** begin Given data **

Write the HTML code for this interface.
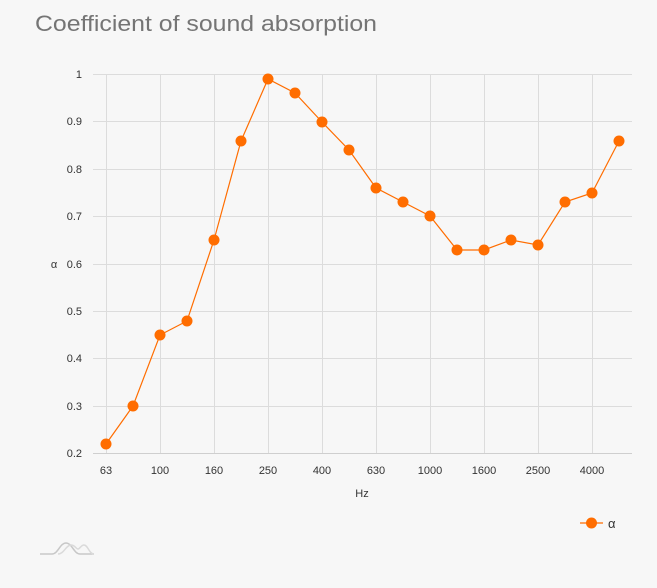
<!DOCTYPE html>
<html><head><meta charset="utf-8"><style>
html,body{margin:0;padding:0;background:#f7f7f7;}
svg{display:block;font-family:"Liberation Sans",sans-serif;}
</style></head><body>
<svg width="657" height="588" viewBox="0 0 657 588" xmlns="http://www.w3.org/2000/svg">
<rect width="657" height="588" fill="#f7f7f7"/>
<text x="35" y="31" font-size="22" fill="#757575" textLength="342" lengthAdjust="spacingAndGlyphs">Coefficient of sound absorption</text>
<g stroke="#dcdcdc" stroke-width="1">
<line x1="93" x2="632" y1="74.5" y2="74.5"/>
<line x1="93" x2="632" y1="121.5" y2="121.5"/>
<line x1="93" x2="632" y1="169.5" y2="169.5"/>
<line x1="93" x2="632" y1="216.5" y2="216.5"/>
<line x1="93" x2="632" y1="264.5" y2="264.5"/>
<line x1="93" x2="632" y1="311.5" y2="311.5"/>
<line x1="93" x2="632" y1="358.5" y2="358.5"/>
<line x1="93" x2="632" y1="406.5" y2="406.5"/>
<line x1="106.5" x2="106.5" y1="74" y2="453"/>
<line x1="160.5" x2="160.5" y1="74" y2="453"/>
<line x1="214.5" x2="214.5" y1="74" y2="453"/>
<line x1="268.5" x2="268.5" y1="74" y2="453"/>
<line x1="322.5" x2="322.5" y1="74" y2="453"/>
<line x1="376.5" x2="376.5" y1="74" y2="453"/>
<line x1="430.5" x2="430.5" y1="74" y2="453"/>
<line x1="484.5" x2="484.5" y1="74" y2="453"/>
<line x1="538.5" x2="538.5" y1="74" y2="453"/>
<line x1="592.5" x2="592.5" y1="74" y2="453"/>
</g>
<line x1="93" x2="632" y1="453.5" y2="453.5" stroke="#cfcfcf"/>
<g font-size="11" fill="#333" text-anchor="end">
<text x="82" y="78">1</text><text x="82" y="125">0.9</text><text x="82" y="173">0.8</text><text x="82" y="220">0.7</text><text x="82" y="268">0.6</text><text x="82" y="315">0.5</text><text x="82" y="362">0.4</text><text x="82" y="410">0.3</text><text x="82" y="457">0.2</text>
</g>
<text x="54" y="268" font-size="11" fill="#333" text-anchor="middle">α</text>
<g font-size="11" fill="#333" text-anchor="middle">
<text x="106" y="474">63</text><text x="160" y="474">100</text><text x="214" y="474">160</text><text x="268" y="474">250</text><text x="322" y="474">400</text><text x="376" y="474">630</text><text x="430" y="474">1000</text><text x="484" y="474">1600</text><text x="538" y="474">2500</text><text x="592" y="474">4000</text>
</g>
<text x="362" y="497" font-size="11" fill="#333" text-anchor="middle">Hz</text>
<polyline fill="none" stroke="#ff6d00" stroke-width="1.2" points="106,444 133,406 160,335 187,321 214,240 241,141 268,79 295,93 322,122 349,150 376,188 403,202 430,216 457,250 484,250 511,240 538,245 565,202 592,193 619,141"/>
<g fill="#ff6d00">
<circle cx="106" cy="444" r="5.5"/><circle cx="133" cy="406" r="5.5"/><circle cx="160" cy="335" r="5.5"/><circle cx="187" cy="321" r="5.5"/><circle cx="214" cy="240" r="5.5"/><circle cx="241" cy="141" r="5.5"/><circle cx="268" cy="79" r="5.5"/><circle cx="295" cy="93" r="5.5"/><circle cx="322" cy="122" r="5.5"/><circle cx="349" cy="150" r="5.5"/><circle cx="376" cy="188" r="5.5"/><circle cx="403" cy="202" r="5.5"/><circle cx="430" cy="216" r="5.5"/><circle cx="457" cy="250" r="5.5"/><circle cx="484" cy="250" r="5.5"/><circle cx="511" cy="240" r="5.5"/><circle cx="538" cy="245" r="5.5"/><circle cx="565" cy="202" r="5.5"/><circle cx="592" cy="193" r="5.5"/><circle cx="619" cy="141" r="5.5"/>
</g>
<line x1="580" x2="603" y1="523" y2="523" stroke="#ff6d00" stroke-width="1.2"/>
<circle cx="591.5" cy="523" r="5.5" fill="#ff6d00"/>
<text x="608" y="528" font-size="13" fill="#333">α</text>
<g fill="none" stroke="#c8c8c8" stroke-width="1.5">
<path d="M40,554 L52,554 C58,554 60,543 66,543 C72,543 74,554 80,554 L94,554"/>
<path d="M58,554 C64,554 66,545 71,545 C75,545 76,549 78,549 C80,549 81,545 84,545 C88,545 89,554 94,554" stroke="#dadada"/>
</g>
</svg>
</body></html>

** end Given data **

### Problem statement
Exclude the pictures, and transcribe all of the material exactly.

### Finished answer
Write the HTML code for this interface.
<!DOCTYPE html>
<html><head><meta charset="utf-8"><style>
html,body{margin:0;padding:0;background:#f7f7f7;}
svg{display:block;font-family:"Liberation Sans",sans-serif;}
</style></head><body>
<svg width="657" height="588" viewBox="0 0 657 588" xmlns="http://www.w3.org/2000/svg">
<rect width="657" height="588" fill="#f7f7f7"/>
<text x="35" y="31" font-size="22" fill="#757575" textLength="342" lengthAdjust="spacingAndGlyphs">Coefficient of sound absorption</text>
<g stroke="#dcdcdc" stroke-width="1">
<line x1="93" x2="632" y1="74.5" y2="74.5"/>
<line x1="93" x2="632" y1="121.5" y2="121.5"/>
<line x1="93" x2="632" y1="169.5" y2="169.5"/>
<line x1="93" x2="632" y1="216.5" y2="216.5"/>
<line x1="93" x2="632" y1="264.5" y2="264.5"/>
<line x1="93" x2="632" y1="311.5" y2="311.5"/>
<line x1="93" x2="632" y1="358.5" y2="358.5"/>
<line x1="93" x2="632" y1="406.5" y2="406.5"/>
<line x1="106.5" x2="106.5" y1="74" y2="453"/>
<line x1="160.5" x2="160.5" y1="74" y2="453"/>
<line x1="214.5" x2="214.5" y1="74" y2="453"/>
<line x1="268.5" x2="268.5" y1="74" y2="453"/>
<line x1="322.5" x2="322.5" y1="74" y2="453"/>
<line x1="376.5" x2="376.5" y1="74" y2="453"/>
<line x1="430.5" x2="430.5" y1="74" y2="453"/>
<line x1="484.5" x2="484.5" y1="74" y2="453"/>
<line x1="538.5" x2="538.5" y1="74" y2="453"/>
<line x1="592.5" x2="592.5" y1="74" y2="453"/>
</g>
<line x1="93" x2="632" y1="453.5" y2="453.5" stroke="#cfcfcf"/>
<g font-size="11" fill="#333" text-anchor="end">
<text x="82" y="78">1</text><text x="82" y="125">0.9</text><text x="82" y="173">0.8</text><text x="82" y="220">0.7</text><text x="82" y="268">0.6</text><text x="82" y="315">0.5</text><text x="82" y="362">0.4</text><text x="82" y="410">0.3</text><text x="82" y="457">0.2</text>
</g>
<text x="54" y="268" font-size="11" fill="#333" text-anchor="middle">α</text>
<g font-size="11" fill="#333" text-anchor="middle">
<text x="106" y="474">63</text><text x="160" y="474">100</text><text x="214" y="474">160</text><text x="268" y="474">250</text><text x="322" y="474">400</text><text x="376" y="474">630</text><text x="430" y="474">1000</text><text x="484" y="474">1600</text><text x="538" y="474">2500</text><text x="592" y="474">4000</text>
</g>
<text x="362" y="497" font-size="11" fill="#333" text-anchor="middle">Hz</text>
<polyline fill="none" stroke="#ff6d00" stroke-width="1.2" points="106,444 133,406 160,335 187,321 214,240 241,141 268,79 295,93 322,122 349,150 376,188 403,202 430,216 457,250 484,250 511,240 538,245 565,202 592,193 619,141"/>
<g fill="#ff6d00">
<circle cx="106" cy="444" r="5.5"/><circle cx="133" cy="406" r="5.5"/><circle cx="160" cy="335" r="5.5"/><circle cx="187" cy="321" r="5.5"/><circle cx="214" cy="240" r="5.5"/><circle cx="241" cy="141" r="5.5"/><circle cx="268" cy="79" r="5.5"/><circle cx="295" cy="93" r="5.5"/><circle cx="322" cy="122" r="5.5"/><circle cx="349" cy="150" r="5.5"/><circle cx="376" cy="188" r="5.5"/><circle cx="403" cy="202" r="5.5"/><circle cx="430" cy="216" r="5.5"/><circle cx="457" cy="250" r="5.5"/><circle cx="484" cy="250" r="5.5"/><circle cx="511" cy="240" r="5.5"/><circle cx="538" cy="245" r="5.5"/><circle cx="565" cy="202" r="5.5"/><circle cx="592" cy="193" r="5.5"/><circle cx="619" cy="141" r="5.5"/>
</g>
<line x1="580" x2="603" y1="523" y2="523" stroke="#ff6d00" stroke-width="1.2"/>
<circle cx="591.5" cy="523" r="5.5" fill="#ff6d00"/>
<text x="608" y="528" font-size="13" fill="#333">α</text>
<g fill="none" stroke="#c8c8c8" stroke-width="1.5">
<path d="M40,554 L52,554 C58,554 60,543 66,543 C72,543 74,554 80,554 L94,554"/>
<path d="M58,554 C64,554 66,545 71,545 C75,545 76,549 78,549 C80,549 81,545 84,545 C88,545 89,554 94,554" stroke="#dadada"/>
</g>
</svg>
</body></html>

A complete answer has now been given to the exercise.